By Susana Gómez Báez
The James Bond series celebrated its 50th anniversary on Nov. 9 with the release of the series’ 23rd installment, Skyfall. Featuring Daniel Craig, the sixth actor to play Bond, Skyfall is Craig’s third Bond film after Casino Royale and Quantum of Solace.
The movie centres on an aging and nearly forgotten Bond who, after believed to be dead, comes back to protect M (the chief of MI6) from a targeted attack.
The film’s director, Sam Mendes, is known for works that focus on character-building, something Bond movies often lack in favour of action.
But Mendes has created a movie that simultaneously sets up the tension for future films and also gives a heart-warming, introspective view into Bond’s past before the women, the killing, and the cars – before Bond ever even thought of becoming an agent.
“My way of treating [Bond] was to not assume that the audience knew him at all,” said Mendes in a press conference call. “For me, it’s about telling a story that would be interesting whether or not the character was James Bond. [He] isn’t just intrinsically interesting because he’s called Bond, you have to make a case for [him]. I think if I felt that we were just remaking the same film and doing the same thing as the last 22 movies I probably wouldn’t have been interested in making it.”
But the audience expects certain things out of a Bond movie. The theatre fills with laughter and murmurs of excitement at the first sight of 007’s classic silver Aston Martin, so it can be risky to treat a Bond film like it is just any other film.
“I spent a bit of time, pretending with the writers that we didn’t have to do all the things that Bond movies normally do – like action sequences and girls and locations – and find out what the story was at the root before we added all those things back in,” Mendes said. “One of the big things with the Bond movies is that you’re surrounded by white noise… of everyone’s opinion of the kind of Bond they want to see and you quickly realize that everyone’s Bond is different. Some of them want to see more gadgets, some don’t like gadgets.”
“The truth is, wherever you go, you’re going to have someone stating the opposite opinion to what you think and so I think the most important thing I discovered is to push away the white noise and try to ask [myself], what do [I] want to see?”
But Mendes’ Bond didn’t fall short. Skyfall has a lot more gadgets than the previous movies, including a gun that recognizes Bond’s handprints so only he can fire it. The usual exotic locations are also present:
The iconic opening chase occurs in a market in Istanbul, Turkey and escalates to the roof of a train. The action continues in Shanghai, China, where only silhouettes are visible amidst the fluorescent city lights.

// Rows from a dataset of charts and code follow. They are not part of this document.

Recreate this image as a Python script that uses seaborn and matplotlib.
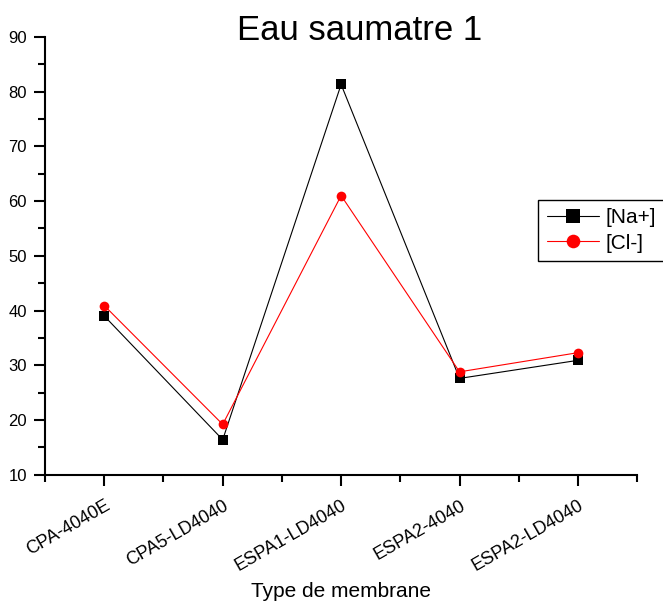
import pandas as pd
import matplotlib.pyplot as plt
import seaborn as sns
from matplotlib.ticker import MultipleLocator

# Data
membranes = ['CPA-4040E', 'CPA5-LD4040', 'ESPA1-LD4040', 'ESPA2-4040', 'ESPA2-LD4040']
na_values = [39.0, 16.4, 81.3, 27.6, 30.9]
cl_values = [40.9, 19.2, 61.0, 28.8, 32.3]

df = pd.DataFrame({
    'membrane': membranes * 2,
    'value': na_values + cl_values,
    'ion': ['[Na+]'] * len(membranes) + ['[Cl-]'] * len(membranes),
})

sns.set_style('ticks')
plt.rcParams['font.family'] = ['Liberation Sans', 'DejaVu Sans']
plt.rcParams['text.color'] = 'black'
plt.rcParams['axes.labelcolor'] = 'black'
plt.rcParams['xtick.color'] = 'black'
plt.rcParams['ytick.color'] = 'black'

fig = plt.figure(figsize=(6.63, 6.04), dpi=100)
ax = fig.add_axes([0.068, 0.214, 0.893, 0.725])

sns.lineplot(data=df, x='membrane', y='value', hue='ion', style='ion',
             palette={'[Na+]': 'black', '[Cl-]': 'red'},
             markers={'[Na+]': 's', '[Cl-]': 'o'}, dashes=False,
             markersize=7, linewidth=0.8, markeredgewidth=0, ax=ax)

ax.set_xlim(-0.5, 4.5)
ax.set_ylim(10, 90)
ax.yaxis.set_major_locator(MultipleLocator(10))
ax.yaxis.set_minor_locator(MultipleLocator(5))
ax.set_xticks(range(len(membranes)))
ax.set_xticks([-0.5, 0.5, 1.5, 2.5, 3.5, 4.5], minor=True)

sns.despine(ax=ax)
for side in ['left', 'bottom']:
    ax.spines[side].set_linewidth(1.5)
    ax.spines[side].set_color('black')

ax.tick_params(axis='both', which='major', length=8, width=1.5, colors='black', labelsize=12)
ax.tick_params(axis='both', which='minor', length=5, width=1.5, colors='black')
ax.tick_params(axis='y', which='major', pad=5)
ax.tick_params(axis='x', which='major', pad=8, labelsize=13)
for lbl in ax.get_xticklabels():
    lbl.set_rotation(30)
    lbl.set_ha('right')
    lbl.set_va('top')
    lbl.set_rotation_mode('anchor')

ax.set_xlabel('Type de membrane', fontsize=15, color='black')
ax.xaxis.set_label_coords(0.5, -0.245)
ax.set_ylabel('')

fig.text(0.543, 0.923, 'Eau saumatre 1', fontsize=25, ha='center', va='bottom', color='black')

leg = ax.legend(loc='upper left', bbox_to_anchor=(0.833, 0.628), frameon=True,
                fancybox=False, fontsize=15, handlelength=2.5, borderpad=0.42,
                labelspacing=0.3, handletextpad=0.33, borderaxespad=0, markerscale=1.4)
leg.get_frame().set_edgecolor('black')
leg.get_frame().set_linewidth(1.0)
leg.get_frame().set_alpha(1)
for t in leg.get_texts():
    t.set_color('black')

plt.savefig('out.png', dpi=100)
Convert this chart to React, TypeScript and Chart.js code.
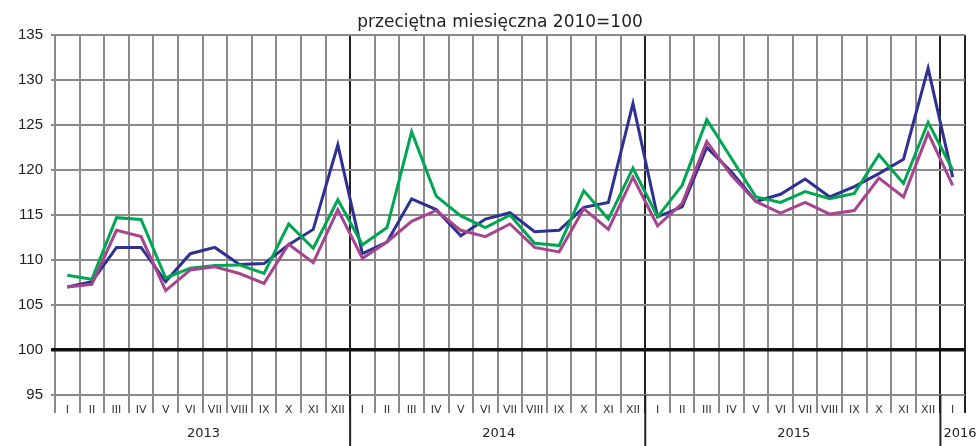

Where the movie lacks luster, however, is in Bond’s relationship with women.
The Bond women play no part in advancing the plot and the expendable girl Bond normally sleeps with for information is more useless in this movie than others – she doesn’t last very long, even for Bond standards. The sexual tension with his other work-related lady, in this case named Eve, is uncomfortable and doesn’t lead to anything.
In fact, it seems that the only woman Bond interacts with seriously in Skyfall is M. But maybe that was the point.
“This is my Bond movie,” Mendes said. “But there’ll be others to come along and everyone’ll have a different vision of Bond.”
Skyfall, at its core, is about getting the audience to know Bond better when it seems he has let himself go.
In one scene, Bond says his hobby is resurrection and that’s the essence of the film – to bring him back and make him more personable.
It’s as M describes 007: “Old dog, new tricks.”